Holly left for Omaha on business so I used the opportunity to have a guys night and watch another episode of the Ken Burns’ baseball documentary. Don and John joined me for spaghetti and smoothies as we enjoyed the Ninth and final inning of the original production. It would take us through Major League Baseball in the 70’s and 80’s, a time that we knew well. It was the time of free agency and the beginning of the understanding that pro athletes were not icons and home town heroes, but mercenaries, drug users and sometimes cheaters. In other words, they were just like the rest of us.
Pete Rose was one of the greatest players of this era and seemingly a throwback to an earlier era when players through everything they had into every single game and always came away with a couple of hits, a dirty uniform, and were only happy if they’d won. Rose would go on to surpass Ty Cobb’s record for most hits in a career, finishing with 4,256 and certain enshrinement in baseball’s Hall of Fame. He retired to become the manager of the Cincinnati Reds and it was then that allegations began to surface of his gambling addiction, which appeared to include major league baseball and included games in which he’d played. If true, he would be banned from baseball and never win entry into the Hall. Three years after his retirement, he agreed to a ban from baseball for the gambling allegations, but continued to deny betting on baseball and his Reds until 2004, though he claimed to have always bet ON himself. The Hall of Fame continues to uphold the ban against his entry despite tremendous criticism by baseball fans around the country...including me.

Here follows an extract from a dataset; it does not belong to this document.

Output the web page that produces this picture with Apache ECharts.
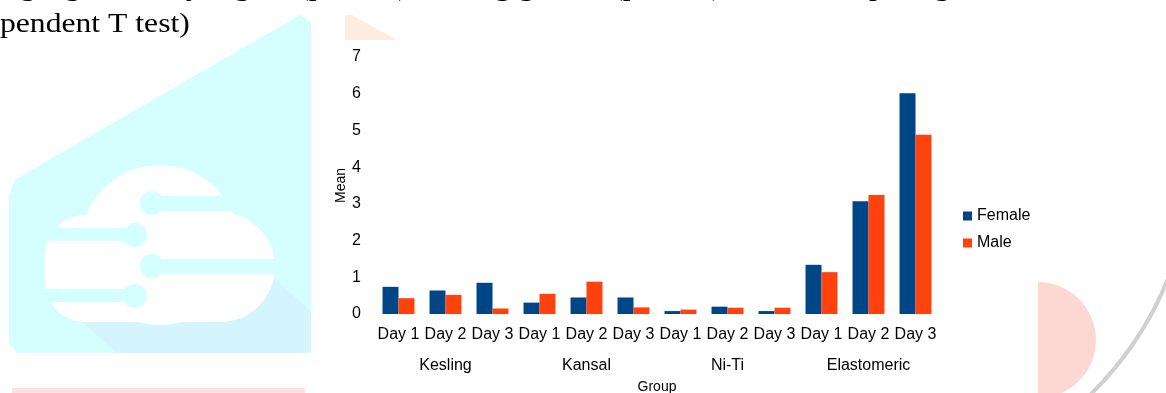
<!DOCTYPE html>
<html>
<head>
<meta charset="utf-8">
<script src="https://cdn.jsdelivr.net/npm/echarts@6/dist/echarts.min.js"></script>
<style>
  html, body { margin: 0; padding: 0; background: #fff; }
  #chart { width: 1166px; height: 393px; }
</style>
</head>
<body>
<div id="chart"></div>
<script>
// values
const days = ["Day 1", "Day 2", "Day 3", "Day 1", "Day 2", "Day 3",
              "Day 1", "Day 2", "Day 3", "Day 1", "Day 2", "Day 3"];
const groups = ["Kesling", "Kansal", "Ni-Ti", "Elastomeric"];
const female = [0.74, 0.64, 0.85, 0.31, 0.45, 0.45, 0.08, 0.20, 0.08, 1.34, 3.07, 6.01];
const male = [0.43, 0.52, 0.15, 0.55, 0.88, 0.18, 0.12, 0.17, 0.17, 1.14, 3.24, 4.88];
const yTicks = [0, 1, 2, 3, 4, 5, 6, 7];

const font = "Liberation Sans, Arial, sans-serif";
const serif = "Liberation Serif, Times New Roman, serif";
const cyan = "#d4feff";

// page decoration behind the chart (watermark + cut-off text)
const bg = [
  { type: "polygon", z: -10, silent: true,
    shape: { points: [[9, 195], [15, 180], [28, 172], [300, 15], [311, 22], [311, 345], [303, 353], [18, 353], [9, 345]] },
    style: { fill: cyan } },
  { type: "polygon", z: -9, silent: true,
    shape: { points: [[80, 320], [273, 277], [311, 312], [311, 353], [117, 353]] },
    style: { fill: "#d4f5fd" } },
  { type: "circle", z: -8, silent: true, shape: { cx: 160, cy: 245, r: 80 }, style: { fill: "#fff" } },
  { type: "circle", z: -8, silent: true, shape: { cx: 220, cy: 267, r: 55 }, style: { fill: "#fff" } },
  { type: "rect", z: -8, silent: true, shape: { x: 45, y: 215, width: 205, height: 107, r: 40 }, style: { fill: "#fff" } },
  { type: "rect", z: -7, silent: true, shape: { x: 152, y: 196, width: 130, height: 15 }, style: { fill: cyan } },
  { type: "circle", z: -7, silent: true, shape: { cx: 152, cy: 203, r: 12 }, style: { fill: cyan } },
  { type: "rect", z: -7, silent: true, shape: { x: 40, y: 228, width: 95, height: 13 }, style: { fill: cyan } },
  { type: "circle", z: -7, silent: true, shape: { cx: 135, cy: 235, r: 12 }, style: { fill: cyan } },
  { type: "rect", z: -7, silent: true, shape: { x: 152, y: 259, width: 130, height: 15 }, style: { fill: cyan } },
  { type: "circle", z: -7, silent: true, shape: { cx: 152, cy: 266, r: 12 }, style: { fill: cyan } },
  { type: "rect", z: -7, silent: true, shape: { x: 40, y: 289, width: 95, height: 13 }, style: { fill: cyan } },
  { type: "circle", z: -7, silent: true, shape: { cx: 135, cy: 296, r: 12 }, style: { fill: cyan } },
  { type: "polygon", z: -10, silent: true,
    shape: { points: [[345, 15], [352, 15], [397, 40], [345, 40]] },
    style: { fill: "#fdeddf" } },
  { type: "rect", z: -10, silent: true, shape: { x: 12, y: 388, width: 293, height: 6 }, style: { fill: "#fde2df" } },
  { type: "sector", z: -10, silent: true,
    shape: { cx: 1038, cy: 340, r: 58, r0: 0, startAngle: -Math.PI / 2, endAngle: Math.PI / 2 },
    style: { fill: "#fdd8d3" } },
  { type: "arc", z: -10, silent: true,
    shape: { cx: 850, cy: 150, r: 343, startAngle: 0.3, endAngle: 0.8 },
    style: { stroke: "#d0d0d0", lineWidth: 4, fill: null } },
  { type: "text", z: -5, silent: true, x: 0, y: 11, scaleX: 1.13,
    style: { text: "pendent T test)", font: "28px " + serif, fill: "#000" } },
  { type: "text", z: -5, silent: true, x: -40, y: -26, scaleX: 1.13,
    style: { text: "ifying significantly higher (p<0.05), among gender (p>0.05), when comparing", font: "28px " + serif, fill: "#000" } }
];

const chart = echarts.init(document.getElementById("chart"), null, { renderer: "canvas" });
chart.setOption({
  animation: false,
  textStyle: { fontFamily: font },
  graphic: bg,
  grid: { left: 375, right: 227, top: 57, bottom: 79, containLabel: false, outerBoundsMode: "none" },
  legend: {
    orient: "vertical",
    left: 963,
    top: 208,
    padding: 0,
    itemGap: 11,
    itemWidth: 9,
    itemHeight: 9,
    icon: "rect",
    textStyle: { fontSize: 16, color: "#000", fontFamily: font },
    data: ["Female", "Male"]
  },
  xAxis: [
    {
      type: "category",
      data: days,
      position: "bottom",
      axisLine: { show: false },
      axisTick: { show: false },
      axisLabel: { interval: 0, fontSize: 16, color: "#000", margin: 13 }
    },
    {
      type: "category",
      data: groups,
      position: "bottom",
      offset: 31,
      axisLine: { show: false },
      axisTick: { show: false },
      axisLabel: { interval: 0, fontSize: 16, color: "#000", margin: 13 },
      name: "Group",
      nameLocation: "middle",
      nameGap: 35,
      nameTextStyle: { fontSize: 14, color: "#000" }
    }
  ],
  yAxis: {
    type: "value",
    min: yTicks[0],
    max: yTicks[yTicks.length - 1],
    interval: 1,
    splitLine: { show: false },
    axisLine: { show: false },
    axisTick: { show: false },
    axisLabel: { fontSize: 16, color: "#000", margin: 14 },
    name: "Mean",
    nameLocation: "middle",
    nameRotate: 90,
    nameGap: 27,
    nameTextStyle: { fontSize: 14, color: "#000" }
  },
  series: [
    {
      name: "Female",
      type: "bar",
      xAxisIndex: 0,
      data: female,
      barGap: "0%",
      barCategoryGap: "32%",
      itemStyle: { color: "#004586" }
    },
    {
      name: "Male",
      type: "bar",
      xAxisIndex: 0,
      data: male,
      barGap: "0%",
      barCategoryGap: "32%",
      itemStyle: { color: "#ff420e" }
    }
  ]
});
</script>
</body>
</html>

I understand his banishment from baseball. He knew the consequences of his gambling in this regard while he was doing it and accepted the risk. He had an addiction that needed treatment, for sure, but that does not excuse breaking that long held rule. Banishment from the Hall of Fame is a separate matter. The Hall was designed to recognize achievements by players for what they did between the foul lines and not how they lived their lives once the games were played. There are many scoundrels in the Hall of Fame...baseball players were no better the general population from which they came...but we allow and forgive the transgressions we knew and bury our heads over those that happened, but went unreported by a media that protected its sports heroes through the sixties. Pete Rose was one of the greatest players ever to put on a uniform. He ALWAYS played to win. His nickname, Charlie Hustle, was as well earned as a nickname can be. The gambling he did was wrong, but it never detracted from how he played or what he accomplished on the field. He belongs in the Hall.
I conceded another day of exercise to a worsening chest cold. If it continues, I’ll simply climb aboard the trainer and put in some time indoors. I suppose I was being a little easy on myself, but there it is.